Honduras, El Salvador, Paraguay, Ecuador, Bolivia, Nicaragua, Colombia and Panama have invested between 4 and 6%.

"Insufficient Advance"

 

These public health expenditures show a significant variable among the countries and an “insufficient regional advance”, according to the conclusions of the PAHO report, which analyzes the health indicators of 52 countries and territories in the region of the Americas.

The 6% of the GDP is what we estimate as the minimum” said to BBC World Marcos Espinal, Director of the Department of Communicable Diseases and Health Analysis at the PAHO, however only five countries of the region fulfill that.

Even though each country’s situation is different, nations such as the Dominican Republic, Puerto Rico, Haiti and Venezuela present negative numbers, which demonstrate a decrease in GDP investment in healthcare, placing them at 2% and 4%, which is very much below the WHO’s suggestion.

On the subject of liver transplantation specifically, it’s well known that this procedure is considered one of the most expensive and difficult to perform, for these reasons, the provision of programs that offer this surgical alternative for patients that suffer from these pathologies is quite scarce in this region.

We know that, according to data provided on this subject by the World Health Organization, the number of patients that require liver transplants has increased, especially in the pediatric area with an estimated 600 children born each year with liver complications in Latin America and the Caribbean, where one of the most recurring pathologies is biliary atresia.

Due to these countries’ lack of medical institutions with the necessary infrastructure to install a transplant program as well as the economical resources to afford its permanence, only 10% of the patients could have timely access to this type of treatment.

A WHO report states that all countries in Latin America execute kidney transplants and 14 have already carried out heart transplants, while only 12 countries have performed liver transplants so far.

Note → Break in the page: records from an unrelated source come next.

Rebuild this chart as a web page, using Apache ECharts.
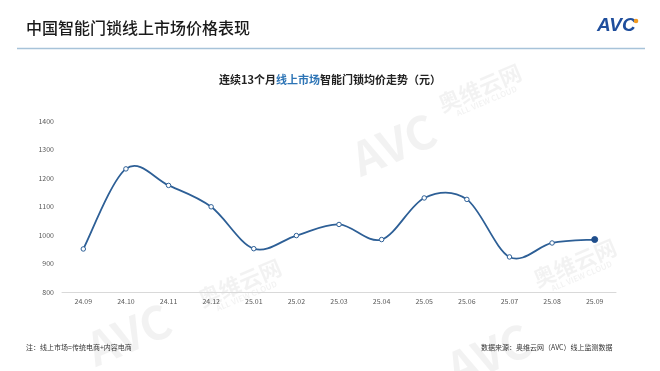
<!DOCTYPE html>
<html><head><meta charset="utf-8">
<script src="https://cdn.jsdelivr.net/npm/echarts@6/dist/echarts.min.js"></script>
<style>html,body{margin:0;padding:0;background:#fff}#c{width:660px;height:371px}</style>
</head><body><div id="c"></div>
<script>
const months = ['24.09','24.10','24.11','24.12','25.01','25.02','25.03','25.04','25.05','25.06','25.07','25.08','25.09'];
const avgPrice = [951, 1232, 1174, 1099, 952, 998, 1037, 984, 1130, 1125, 923, 972, 984];
const yTicks = [800, 900, 1000, 1100, 1200, 1300, 1400];

const chart = echarts.init(document.getElementById('c'));
const font = '"Noto Sans CJK SC","Noto Sans",sans-serif';
const wm = (x, y, text, size, rot) => ({type:'text', x, y, rotation: rot, silent:true, z:0,
  style:{text, fill:'rgba(0,0,0,0.05)', font:'bold '+size+'px '+font}});
const lastIdx = avgPrice.length - 1;
const n = avgPrice.length;

// Catmull-Rom style smooth segment (like spreadsheet smoothed lines), positioned via the chart's own scales
function renderSegment(params, api) {
  const i = params.dataIndex;
  if (i >= n - 1) return null;
  const P = k => api.coord([Math.max(0, Math.min(n - 1, k)), avgPrice[Math.max(0, Math.min(n - 1, k))]]);
  const p0 = P(i - 1), p1 = P(i), p2 = P(i + 1), p3 = P(i + 2);
  return {
    type:'bezierCurve',
    shape:{x1:p1[0], y1:p1[1], x2:p2[0], y2:p2[1],
      cpx1:p1[0] + (p2[0] - p0[0]) / 6, cpy1:p1[1] + (p2[1] - p0[1]) / 6,
      cpx2:p2[0] - (p3[0] - p1[0]) / 6, cpy2:p2[1] - (p3[1] - p1[1]) / 6},
    style:{stroke:'#2d5f96', lineWidth:1.8, fill:null}
  };
}

chart.setOption({
  animation:false,
  textStyle:{fontFamily:font},
  grid:{left:62, right:44, top:121, bottom:79},
  xAxis:{type:'category', data:months, boundaryGap:true,
    axisLine:{lineStyle:{color:'#d9d9d9'}}, axisTick:{show:false},
    axisLabel:{color:'#595959', fontSize:7, margin:6}},
  yAxis:{type:'value', min:yTicks[0], max:yTicks[yTicks.length-1], interval:100,
    axisLine:{show:false}, axisTick:{show:false}, splitLine:{show:false},
    axisLabel:{color:'#595959', fontSize:7, margin:8, formatter:v=>String(v)}},
  graphic:[
    wm(345,140,'AVC',46,0.4), wm(435,95,'奥维云网',22,0.4), wm(455,110,'ALL VIEW CLOUD',8,0.4),
    wm(80,330,'AVC',46,0.4), wm(195,290,'奥维云网',22,0.4), wm(215,305,'ALL VIEW CLOUD',8,0.4),
    wm(440,350,'AVC',46,0.4), wm(530,270,'奥维云网',22,0.4), wm(550,285,'ALL VIEW CLOUD',8,0.4),
    {type:'text', left:26, top:20, style:{text:'中国智能门锁线上市场价格表现', fill:'#1a1a1a', font:'500 16px '+font}},
    {type:'line', shape:{x1:17, y1:48.5, x2:645, y2:48.5}, style:{stroke:'#a7c3d9', lineWidth:1.5}},
    {type:'text', left:597, top:16, style:{text:'AVC', fill:'#1f4e9c', font:'italic bold 19px "Liberation Sans",sans-serif'}},
    {type:'circle', shape:{cx:636, cy:21, r:2.3}, style:{fill:'#f29a1f'}},
    {type:'text', left:'center', top:74, style:{rich:{
        a:{fill:'#222', font:'bold 11px '+font},
        b:{fill:'#2e75b6', font:'bold 11px '+font}},
      text:'{a|连续13个月}{b|线上市场}{a|智能门锁均价走势（元）}'}},
    {type:'text', left:26, top:344, style:{text:'注：线上市场=传统电商+内容电商', fill:'#333', font:'7px '+font}},
    {type:'text', left:481, top:344, style:{text:'数据来源：奥维云网（AVC）线上监测数据', fill:'#333', font:'7px '+font}}
  ],
  series:[
    {type:'custom', data:avgPrice.map((v,i)=>[i,v]), renderItem:renderSegment, z:2, silent:true},
    {type:'line', data:avgPrice.map((v,i)=> i===lastIdx ? {value:v, symbolSize:6, itemStyle:{color:'#1f4e8c', borderColor:'#1f4e8c'}} : v),
      symbol:'circle', symbolSize:4.5, z:3,
      lineStyle:{opacity:0, width:0},
      itemStyle:{color:'#fff', borderColor:'#2d5f96', borderWidth:1}}
  ]
});
</script></body></html>
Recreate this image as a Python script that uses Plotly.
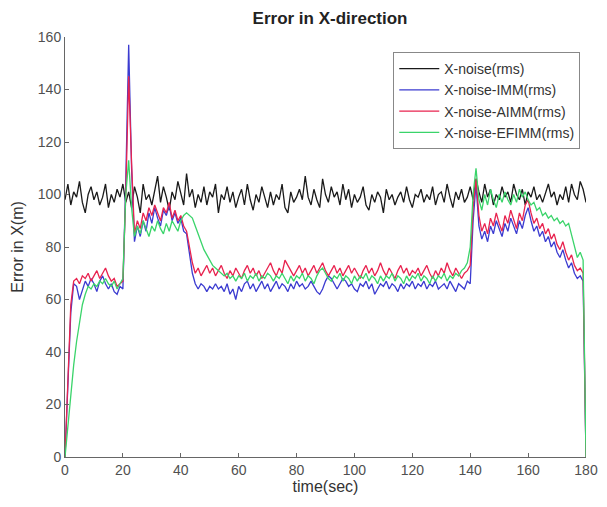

However, when analyzing the rate per million people, it shows that the most active countries are Costa Rica and Puerto Rico, executing over 20 kidney transplants per million people; on the other hand, the majority of the countries had between 5 and 15 transplants executed per million people. Only Chile, Cuba, Uruguay and Colombia performed more than 85% of the transplants with deceased donors, while El Salvador, Dominican Republic, Guatemala and Honduras have only carried out kidney transplants with live donors.

Regarding intestinal transplantation, its has only been executed in trail form in Brazil, Argentina and Mexico because this procedure has not yet been regulated in Latin America.

Combined with this reality, FUNDAHIGADO AMERICA has developed a training program for professional medical staff, aiming to train in the pediatric liver transplantation area and to install autonomous units that provide timely response to an issue that although overlapped by many others, is increasing its number of cases each day, threatening the lives of hundreds of children each year.

This program sums up efforts towards the difficult task of trying to provide timely and quality medical response for patients who require this type of procedures in countries where this alternative does not exist.

Currently Fundahígado America is building positive experiences on this subject in countries such as Venezuela, where for the past 15 years they have implemented their permanent transplantation program, performing over 100 liver transplantations on children and adults so far, it’s the only program of its kind in this nation.